Given task: Copy out the lines that include the word "this".

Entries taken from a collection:

+++

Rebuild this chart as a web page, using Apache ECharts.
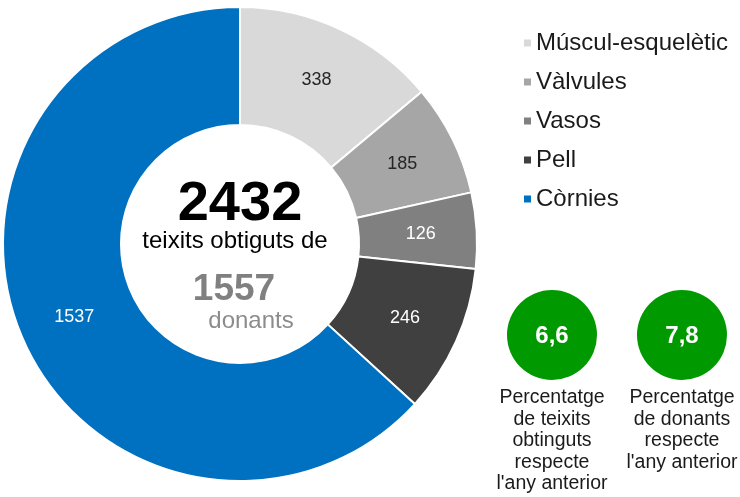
<!DOCTYPE html>
<html>
<head>
<meta charset="utf-8">
<script src="https://cdn.jsdelivr.net/npm/echarts@6/dist/echarts.min.js"></script>
<style>
  html, body { margin: 0; padding: 0; background: #fff; }
  #chart { width: 740px; height: 497px; }
</style>
</head>
<body>
<div id="chart"></div>
<script>
// Teixits obtinguts per tipus
const categories = ['Múscul-esquelètic', 'Vàlvules', 'Vasos', 'Pell', 'Còrnies'];
const tissueCounts = [338, 185, 126, 246, 1537];
const sliceColors = ['#d9d9d9', '#a6a6a6', '#808080', '#404040', '#0070c0'];
const labelColors = ['#262626', '#262626', '#ffffff', '#ffffff', '#ffffff'];

// Donants i variació respecte l'any anterior
const donorCount = 1557;
const growthValues = ['6,6', '7,8'];
const growthCaptions = [
  'Percentatge\nde teixits\nobtinguts\nrespecte\nl\'any anterior',
  'Percentatge\nde donants\nrespecte\nl\'any anterior'
];

const FONT = '"Liberation Sans", Arial, sans-serif';
const totalTissues = tissueCounts.reduce((a, b) => a + b, 0);

const chart = echarts.init(document.getElementById('chart'), null, { renderer: 'canvas' });

const pieData = categories.map((name, i) => ({
  name: name,
  value: tissueCounts[i],
  itemStyle: { color: sliceColors[i] },
  label: { color: labelColors[i] }
}));

const growthX = [552, 682];
const growthGraphics = [];
growthValues.forEach((v, i) => {
  growthGraphics.push({
    type: 'circle',
    shape: { cx: growthX[i], cy: 335, r: 45 },
    style: { fill: '#009a00' },
    silent: true
  });
  growthGraphics.push({
    type: 'text',
    x: growthX[i], y: 336,
    style: {
      text: v, fill: '#ffffff', font: 'bold 24px ' + FONT,
      textAlign: 'center', textVerticalAlign: 'middle'
    },
    silent: true
  });
  growthGraphics.push({
    type: 'text',
    x: growthX[i], y: 387,
    style: {
      text: growthCaptions[i], fill: '#1a1a1a', font: '19.5px ' + FONT,
      textAlign: 'center', textVerticalAlign: 'top', lineHeight: 21.5
    },
    silent: true
  });
});

const option = {
  animation: false,
  backgroundColor: '#ffffff',
  legend: {
    orient: 'vertical',
    left: 517,
    top: 26,
    icon: 'rect',
    itemWidth: 9,
    itemHeight: 9,
    itemGap: 15,
    selectedMode: false,
    data: categories,
    textStyle: { fontFamily: FONT, fontSize: 24, color: '#1a1a1a', lineHeight: 24, padding: [0, 0, 0, -1] }
  },
  series: [{
    type: 'pie',
    center: [240, 244],
    radius: [119, 237],
    startAngle: 90,
    clockwise: true,
    avoidLabelOverlap: false,
    silent: true,
    itemStyle: { borderColor: '#ffffff', borderWidth: 2 },
    label: {
      show: true,
      position: 'inside',
      fontFamily: FONT,
      fontSize: 18,
      formatter: '{c}'
    },
    labelLine: { show: false },
    data: pieData
  }],
  graphic: [
    {
      type: 'text', x: 240, y: 205,
      style: {
        text: String(totalTissues), fill: '#000000', font: 'bold 56px ' + FONT,
        textAlign: 'center', textVerticalAlign: 'middle'
      },
      silent: true
    },
    {
      type: 'text', x: 235, y: 241,
      style: {
        text: 'teixits obtiguts de', fill: '#000000', font: '24px ' + FONT,
        textAlign: 'center', textVerticalAlign: 'middle'
      },
      silent: true
    },
    {
      type: 'text', x: 234, y: 290,
      style: {
        text: String(donorCount), fill: '#808080', font: 'bold 37px ' + FONT,
        textAlign: 'center', textVerticalAlign: 'middle'
      },
      silent: true
    },
    {
      type: 'text', x: 251, y: 321,
      style: {
        text: 'donants', fill: '#8c8c8c', font: '24px ' + FONT,
        textAlign: 'center', textVerticalAlign: 'middle'
      },
      silent: true
    }
  ].concat(growthGraphics)
};

chart.setOption(option);
</script>
</body>
</html>
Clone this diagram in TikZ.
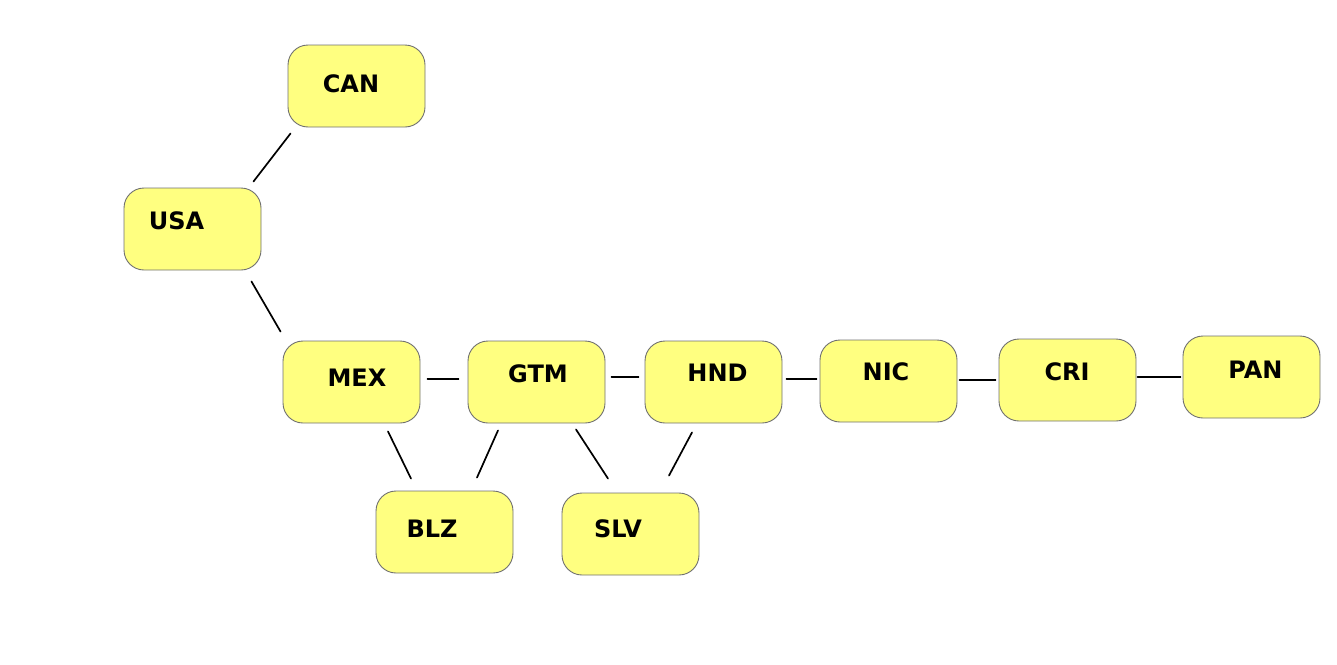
\documentclass[tikz,border=0pt]{standalone}
\usepackage{fontspec}
\setmainfont{DejaVu Sans}
\definecolor{boxfill}{HTML}{FFFF80}
\definecolor{boxline}{HTML}{707070}
\begin{document}
\begin{tikzpicture}[x=1pt,y=-1pt,line join=round,line cap=round]
	\tikzset{country/.style={draw=boxline,fill=boxfill,rounded corners=20pt,line width=0.9pt,minimum width=137pt,minimum height=82pt,inner sep=0pt},
		lbl/.style={font=\fontsize{24}{28}\selectfont\bfseries,inner sep=0pt},
		link/.style={line width=1.7pt}}
	\useasboundingbox (0,0) rectangle (1337,664);
	\node[country,label={[lbl,xshift=-5.5pt,yshift=2pt]center:CAN}] (can) at (356.5,86) {};
	\node[country,label={[lbl,xshift=-16pt,yshift=8pt]center:USA}] (usa) at (192.5,229) {};
	\node[country,label={[lbl,xshift=5.5pt,yshift=4pt]center:MEX}] (mex) at (351.5,382) {};
	\node[country,label={[lbl,xshift=1.5pt,yshift=8pt]center:GTM}] (gtm) at (536.5,382) {};
	\node[country,label={[lbl,xshift=4pt,yshift=9pt]center:HND}] (hnd) at (713.5,382) {};
	\node[country,label={[lbl,xshift=-2.5pt,yshift=9pt]center:NIC}] (nic) at (888.5,381) {};
	\node[country,label={[lbl,xshift=-0.5pt,yshift=8pt]center:CRI}] (cri) at (1067.5,380) {};
	\node[country,label={[lbl,xshift=4pt,yshift=7pt]center:PAN}] (pan) at (1251.5,377) {};
	\node[country,label={[lbl,xshift=-12.5pt,yshift=3pt]center:BLZ}] (blz) at (444.5,532) {};
	\node[country,label={[lbl,xshift=-12.5pt,yshift=5pt]center:SLV}] (slv) at (630.5,534) {};
	% borders
	\draw[link] ([shift={(-8,-6)}]usa.north east) -- ([shift={(3,6)}]can.south west);
	\draw[link] ([shift={(-10,11)}]usa.south east) -- ([shift={(-2,-9)}]mex.north west);
	\draw[link] ([shift={(7,-3)}]mex.east) -- ([shift={(-9,-3)}]gtm.west);
	\draw[link] ([shift={(6,-5)}]gtm.east) -- ([shift={(-6,-5)}]hnd.west);
	\draw[link] ([shift={(4,-3)}]hnd.east) -- ([shift={(-3,-2)}]nic.west);
	\draw[link] ([shift={(2,-1)}]nic.east) -- ([shift={(-3,0)}]cri.west);
	\draw[link] ([shift={(1,-3)}]cri.east) -- ([shift={(-2,0)}]pan.west);
	\draw[link] ([shift={(36.5,8)}]mex.south) -- ([shift={(-33.5,-12)}]blz.north);
	\draw[link] ([shift={(-38.5,7)}]gtm.south) -- ([shift={(32.5,-13)}]blz.north);
	\draw[link] ([shift={(39.5,6)}]gtm.south) -- ([shift={(-22.5,-14)}]slv.north);
	\draw[link] ([shift={(-21.5,9)}]hnd.south) -- ([shift={(38.5,-17)}]slv.north);
\end{tikzpicture}
\end{document}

+++

Output:
Rebuild this chart as a web page, using Apache ECharts.
Clone this diagram in TikZ.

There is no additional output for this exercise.